WRITTEN TASK
Among the lines of the listing below, retype exactly those from the one containing "Output the Python" through the one containing "import numpy as np", both included. Do not include pictures.

MATERIAL SUPPLIED
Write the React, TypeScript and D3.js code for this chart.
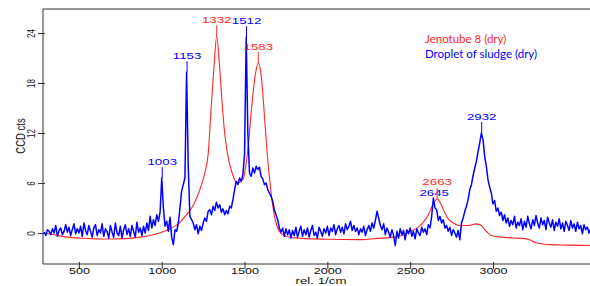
import React, { useEffect, useRef } from 'react';
import * as d3 from 'd3';

// Droplet of sludge (dry): sampled every 10 rel. 1/cm starting at 290
const sludgeStart = 290;
const sludgeStep = 10;
const sludgeCts = [
  0.1, -0.3, 0.4, 0.2, -0.2, 0.5, 0.0, 0.9, -0.4, 0.3, // 290
  0.6, -0.2, 0.2, 1.0, 0.1, 0.7, -0.3, 0.4, 1.1, -0.1, // 390
  0.5, 0.0, 0.8, -0.4, 1.2, 0.3, -0.2, 0.9, 0.2, -0.5, // 490
  0.6, 1.0, -0.3, 0.4, 0.0, 1.1, -0.4, 0.5, 0.2, -0.6, // 590
  0.9, 0.1, -0.5, 1.2, 0.0, -0.3, 0.8, -0.6, 0.4, 1.0, // 690
  -0.2, 0.5, -0.4, 0.9, 0.2, -0.5, 1.3, 0.1, 0.6, -0.3, // 790
  0.8, 0.0, 1.2, 0.3, 2.0, 0.6, 1.6, 0.9, 2.2, 1.4, // 890
  2.5, 6.6, 3.0, 0.8, 1.4, 0.2, 1.9, -0.5, -1.4, 0.4, // 990
  0.2, 1.2, 3.0, 5.0, 5.8, 6.6, 19.3, 8.0, 2.0, 1.6, // 1090
  1.2, 0.4, 1.0, -0.1, 0.8, 0.3, 1.2, 1.8, 1.4, 2.6, // 1190
  2.8, 2.2, 3.2, 2.7, 3.7, 3.0, 3.4, 2.5, 2.9, 2.2, // 1290
  2.7, 2.3, 3.2, 3.0, 4.0, 5.2, 6.2, 5.8, 6.6, 6.2, // 1390
  7.0, 9.5, 23.5, 12.0, 7.2, 6.8, 7.8, 7.2, 8.0, 7.6, // 1490
  7.9, 6.8, 6.5, 5.8, 6.0, 5.2, 4.8, 4.4, 3.8, 2.8, // 1590
  2.2, 1.6, 0.6, 0.1, 0.6, -0.4, 0.5, -0.2, 0.4, -0.6, // 1690
  0.3, -0.3, 0.7, -0.5, 0.2, 0.8, -0.4, 0.4, -0.2, 0.6, // 1790
  -0.5, 0.3, 0.9, -0.3, 0.1, -0.6, 0.7, 0.2, -0.4, 0.5, // 1890
  0.0, 0.8, -0.3, 0.6, 0.2, 1.0, -0.2, 0.5, 0.9, 0.1, // 1990
  0.7, -0.1, 1.1, 0.4, 0.8, 1.4, 0.3, 0.9, 0.2, 0.6, // 2090
  -0.2, 0.5, 0.1, 0.8, -0.3, 0.4, 0.9, 0.2, 1.2, 0.6, // 2190
  1.5, 2.6, 1.8, 0.9, 0.4, 1.1, -0.2, 0.6, 0.1, -0.5, // 2290
  0.4, -0.3, -1.5, 0.2, -0.6, 0.5, -0.2, 0.3, -0.8, 0.4, // 2390
  -0.1, 0.6, -0.4, 0.2, -0.7, 0.5, 0.0, -0.3, 0.7, 0.1, // 2490
  0.5, -0.2, 1.0, 0.6, 2.0, 4.2, 3.0, 2.8, 1.5, 2.0, // 2590
  1.2, 1.6, 0.6, 0.9, 0.2, 0.7, -0.3, 0.4, 0.0, -0.5, // 2690
  0.3, -0.8, 1.2, 1.8, 2.6, 3.2, 4.0, 5.2, 5.8, 6.9, // 2790
  7.8, 8.6, 9.8, 10.8, 12.0, 11.2, 9.2, 8.0, 6.4, 5.5, // 2890
  4.8, 3.5, 3.9, 2.6, 3.0, 2.1, 2.5, 1.5, 2.2, 1.2, // 2990
  1.8, 0.8, 1.5, 1.0, 2.0, 0.6, 1.3, 0.9, 1.7, 0.4, // 3090
  1.4, 0.7, 2.0, 1.1, 0.5, 1.6, 0.9, 2.1, 1.2, 0.6, // 3190
  1.8, 1.0, 1.5, 0.4, 1.9, 1.2, 0.7, 1.6, 0.3, 1.3, // 3290
  0.8, 1.7, 0.5, 1.2, 0.2, 1.4, 0.9, 0.3, 1.5, 0.6, // 3390
  1.1, 0.2, 1.3, 0.5, 0.9, -0.1, 1.0, 0.4, 0.7, 0.0, // 3490
  0.5, // 3590
];

// Jenotube 8 (dry): smooth curve
const jenoShift = [
  290, 350, 400, 500, 600, 700, 800, 870, 950, 1000,
  1050, 1100, 1150, 1190, 1230, 1260, 1280, 1300, 1315, 1332,
  1350, 1365, 1380, 1400, 1425, 1455, 1490, 1520, 1545, 1565,
  1583, 1600, 1615, 1635, 1655, 1672, 1690, 1710, 1740, 1775,
  1850, 2000, 2200, 2300, 2400, 2450, 2500, 2550, 2580, 2610,
  2630, 2663, 2690, 2710, 2730, 2760, 2800, 2850, 2900, 2930,
  2960, 2990, 3050, 3120, 3180, 3220, 3264, 3350, 3450, 3586,
];
const jenoCts = [
  0.0, -0.2, -0.4, -0.6, -0.7, -0.72, -0.65, -0.5, -0.2, 0.1,
  0.5, 1.1, 2.2, 3.3, 5.2, 7.2, 9.4, 15.5, 19.8, 23.6,
  19.8, 15.5, 12.0, 9.2, 7.2, 6.0, 6.4, 10.0, 15.5, 19.0,
  20.4, 19.0, 15.5, 10.0, 5.8, 3.0, 1.2, 0.2, -0.3, -0.5,
  -0.65, -0.75, -0.8, -0.65, -0.5, -0.3, 0.2, 0.7, 1.3, 2.2,
  3.1, 4.1, 3.3, 2.4, 1.7, 1.2, 0.9, 0.9, 1.1, 0.9,
  0.2, -0.3, -0.5, -0.6, -0.65, -0.8, -1.2, -1.4, -1.45, -1.5,
];

const xTicks = [500, 1000, 1500, 2000, 2500, 3000];
const yTicks = [0, 6, 12, 18, 24];

const peakLabels = ['1003', '1153', '1332', '1512', '1583', '2645', '2663', '2932'];
const peakShift = [1003, 1153, 1332, 1512, 1583, 2645, 2663, 2932];
const peakSeries = ['sludge', 'sludge', 'jeno', 'sludge', 'jeno', 'sludge', 'jeno', 'sludge'];

const legendLabels = ['Jenotube 8 (dry)', 'Droplet of sludge (dry)'];

const RED = '#ff2626';
const BLUE = '#0000ff';
const STRETCH = 1.4; // the original image is horizontally stretched

const App: React.FC = () => {
  const svgRef = useRef<SVGSVGElement>(null);

  useEffect(() => {
    if (!svgRef.current) return;
    const svg = d3.select(svgRef.current);
    svg.selectAll('*').remove();

    const left = 43, right = 590, top = 9, bottom = 264;

    const x = d3.scaleLinear().domain([283, 3586]).range([left, right]);
    const y = d3.scaleLinear().domain([-3.72, 26.88]).range([bottom, top]);

    const sludge = sludgeCts.map((v, i) => ({ s: sludgeStart + i * sludgeStep, v }));
    const jeno = jenoShift.map((s, i) => ({ s, v: jenoCts[i] }));

    // Frame
    svg.append('path')
      .attr('d', `M${right},${top}H${left}V${bottom}H${right}`)
      .attr('fill', 'none')
      .attr('stroke', '#333')
      .attr('stroke-width', 1);

    // X axis
    const xAxis = svg.append('g')
      .attr('transform', `translate(0,${bottom})`)
      .call(d3.axisBottom(x).tickValues(xTicks).tickFormat(d3.format('d')).tickSize(5).tickSizeOuter(0));
    xAxis.select('.domain').remove();
    xAxis.selectAll('line').attr('y1', -2).attr('stroke', '#333');
    xAxis.selectAll('text')
      .attr('y', 10)
      .attr('dy', 0)
      .attr('transform', `scale(${STRETCH},1)`)
      .attr('font-family', 'Liberation Sans, Arial, sans-serif')
      .attr('font-size', 9)
      .attr('fill', '#111');

    // Y axis
    const yAxis = svg.append('g')
      .attr('transform', `translate(${left},0)`)
      .call(d3.axisLeft(y).tickValues(yTicks).tickFormat(d3.format('d')).tickSize(5).tickSizeOuter(0));
    yAxis.select('.domain').remove();
    yAxis.selectAll('line').attr('x1', 2).attr('stroke', '#333');
    yAxis.selectAll('text')
      .attr('x', 0)
      .attr('dy', 0)
      .attr('text-anchor', 'middle')
      .attr('transform', `translate(-8,0) scale(${STRETCH},1) rotate(-90)`)
      .attr('font-family', 'Liberation Sans, Arial, sans-serif')
      .attr('font-size', 8)
      .attr('fill', '#111');

    // Axis titles
    svg.append('text')
      .attr('transform', `translate(25,136) scale(${STRETCH},1) rotate(-90)`)
      .attr('text-anchor', 'middle')
      .attr('font-family', 'Liberation Sans, Arial, sans-serif')
      .attr('font-size', 9.5)
      .attr('fill', '#111')
      .text('CCD cts');

    svg.append('text')
      .attr('transform', `translate(321,284) scale(${STRETCH},1)`)
      .attr('text-anchor', 'middle')
      .attr('font-family', 'Liberation Sans, Arial, sans-serif')
      .attr('font-size', 9.5)
      .attr('fill', '#111')
      .text('rel. 1/cm');

    // Spectra
    const line = d3.line<{ s: number; v: number }>()
      .x(d => x(d.s))
      .y(d => y(d.v));

    svg.append('path')
      .datum(jeno)
      .attr('d', line.curve(d3.curveMonotoneX))
      .attr('fill', 'none')
      .attr('stroke', RED)
      .attr('stroke-width', 1.1);

    svg.append('path')
      .datum(sludge)
      .attr('d', line.curve(d3.curveLinear))
      .attr('fill', 'none')
      .attr('stroke', BLUE)
      .attr('stroke-width', 1.5)
      .attr('stroke-linejoin', 'round');

    // Peak annotations
    const peakValue = (series: string, s: number) => {
      const pts = series === 'jeno' ? jeno : sludge;
      const near = pts.filter(p => Math.abs(p.s - s) <= 10);
      return d3.max(near, p => p.v) ?? 0;
    };

    peakLabels.forEach((label, i) => {
      const s = peakShift[i];
      const color = peakSeries[i] === 'jeno' ? RED : BLUE;
      const py = y(peakValue(peakSeries[i], s));
      const px = x(s);
      const low = label === '2645';
      const baseline = low ? py - 2 : py - 13.5;
      if (!low) {
        svg.append('line')
          .attr('x1', px).attr('x2', px)
          .attr('y1', py - 11).attr('y2', py)
          .attr('stroke', color)
          .attr('stroke-width', 1);
      }
      svg.append('text')
        .attr('transform', `translate(${px},${baseline}) scale(${STRETCH},1)`)
        .attr('text-anchor', 'middle')
        .attr('font-family', 'Liberation Sans, Arial, sans-serif')
        .attr('font-size', 9.5)
        .attr('fill', color)
        .text(label);
    });

    // Legend
    legendLabels.forEach((label, i) => {
      svg.append('text')
        .attr('x', 425)
        .attr('y', 43 + i * 15)
        .attr('font-family', 'Lato, Carlito, sans-serif')
        .attr('font-size', 11.5)
        .attr('fill', i === 0 ? RED : BLUE)
        .text(label);
    });
  }, []);

  return (
    <svg
      ref={svgRef}
      width={590}
      height={286}
      style={{ position: 'absolute', left: 0, top: 0, background: '#fff' }}
    />
  );
};

export default App;
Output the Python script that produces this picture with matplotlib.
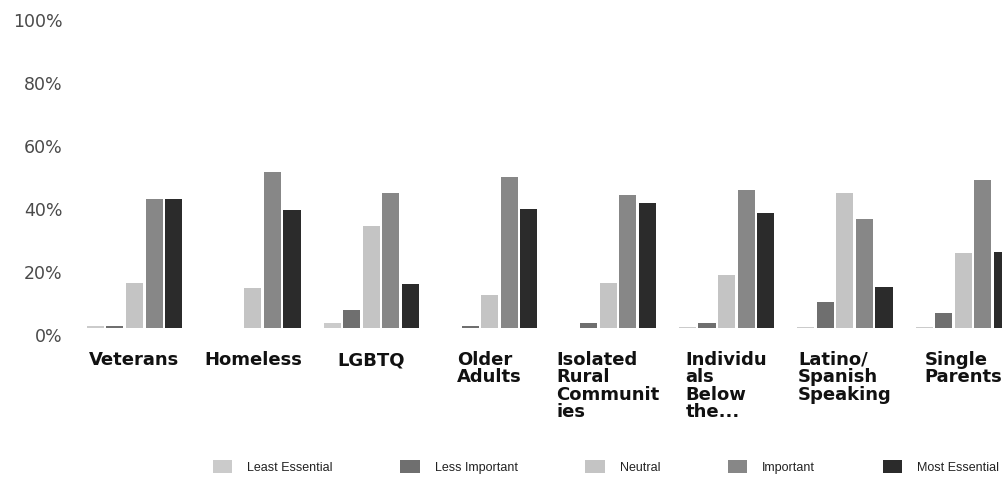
import matplotlib
matplotlib.use("Agg")
import matplotlib.pyplot as plt
import matplotlib.transforms as mtransforms
from matplotlib.patches import Patch
import numpy as np

# Survey: how essential is each population to serve
categories = ["Veterans", "Homeless", "LGBTQ", "Older\nAdults",
              "Isolated\nRural\nCommunit\nies", "Individu\nals\nBelow\nthe...",
              "Latino/\nSpanish\nSpeaking", "Single\nParents"]
series_names = ["Least Essential", "Less Important", "Neutral", "Important", "Most Essential"]

least_essential = [0.7, 0.0, 1.6, 0.0, 0.0, 0.3, 0.3, 0.3]
less_important = [0.7, 0.0, 5.7, 0.5, 1.7, 1.7, 8.3, 4.8]
neutral = [14.3, 12.7, 32.4, 10.5, 14.3, 16.8, 43.0, 23.8]
important = [41.0, 49.5, 43.0, 48.0, 42.2, 43.8, 34.6, 47.0]
most_essential = [41.0, 37.5, 14.0, 37.8, 39.7, 36.5, 13.0, 24.0]

y_ticks = [0, 20, 40, 60, 80, 100]
y_tick_labels = ["0%", "20%", "40%", "60%", "80%", "100%"]

series = [least_essential, less_important, neutral, important, most_essential]
colors = ["#cbcbcb", "#6f6f6f", "#c4c4c4", "#878787", "#2b2b2b"]

W, H = 1003, 495
fig = plt.figure(figsize=(W / 100, H / 100), dpi=100)
ax = fig.add_axes([75 / W, (H - 328) / H, 1 - 75 / W, (328 - 13) / H])

x = np.arange(len(categories))
step = 0.165
width = 0.144
for i, (vals, col) in enumerate(zip(series, colors)):
    ax.bar(x + (i - 2) * step, vals, width=width, color=col, linewidth=0)

ax.set_xlim(-0.5025, 7.335)
ax.set_ylim(0, 100)
ax.set_yticks(y_ticks)
ax.set_yticklabels(y_tick_labels, fontsize=12.5, color="#4a4a4a", family="DejaVu Sans")
ax.tick_params(axis="y", length=0, pad=9)
ax.set_xticks([])
for s in ax.spines.values():
    s.set_visible(False)

# y labels sit slightly below their grid level
off = mtransforms.ScaledTranslation(0, -7 / 100, fig.dpi_scale_trans)
for lab in ax.get_yticklabels():
    lab.set_transform(lab.get_transform() + off)

# category labels: block centred under the group, lines left-aligned
label_tr = mtransforms.blended_transform_factory(ax.transData, fig.transFigure)
for xi, name in zip(x, categories):
    fig.text(xi, (H - 351) / H, name, transform=label_tr, ha="center", va="top",
             multialignment="left", fontsize=13, fontweight="bold",
             family="DejaVu Sans", color="#111111", linespacing=0.95)

handles = [Patch(facecolor=c, edgecolor="none") for c in colors]
fig.legend(handles, series_names, loc="center", bbox_to_anchor=(606 / W, (H - 467) / H),
           ncol=5, frameon=False, prop={"family": "Liberation Sans", "size": 9},
           handlelength=1.55, handleheight=1.2, handletextpad=1.2, columnspacing=5.4,
           labelcolor="#222222")

fig.savefig("out.png", dpi=100)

CORRECT RESPONSE
Output the Python script that produces this picture with matplotlib.
import matplotlib
matplotlib.use("Agg")
import matplotlib.pyplot as plt
import matplotlib.transforms as mtransforms
from matplotlib.patches import Patch
import numpy as np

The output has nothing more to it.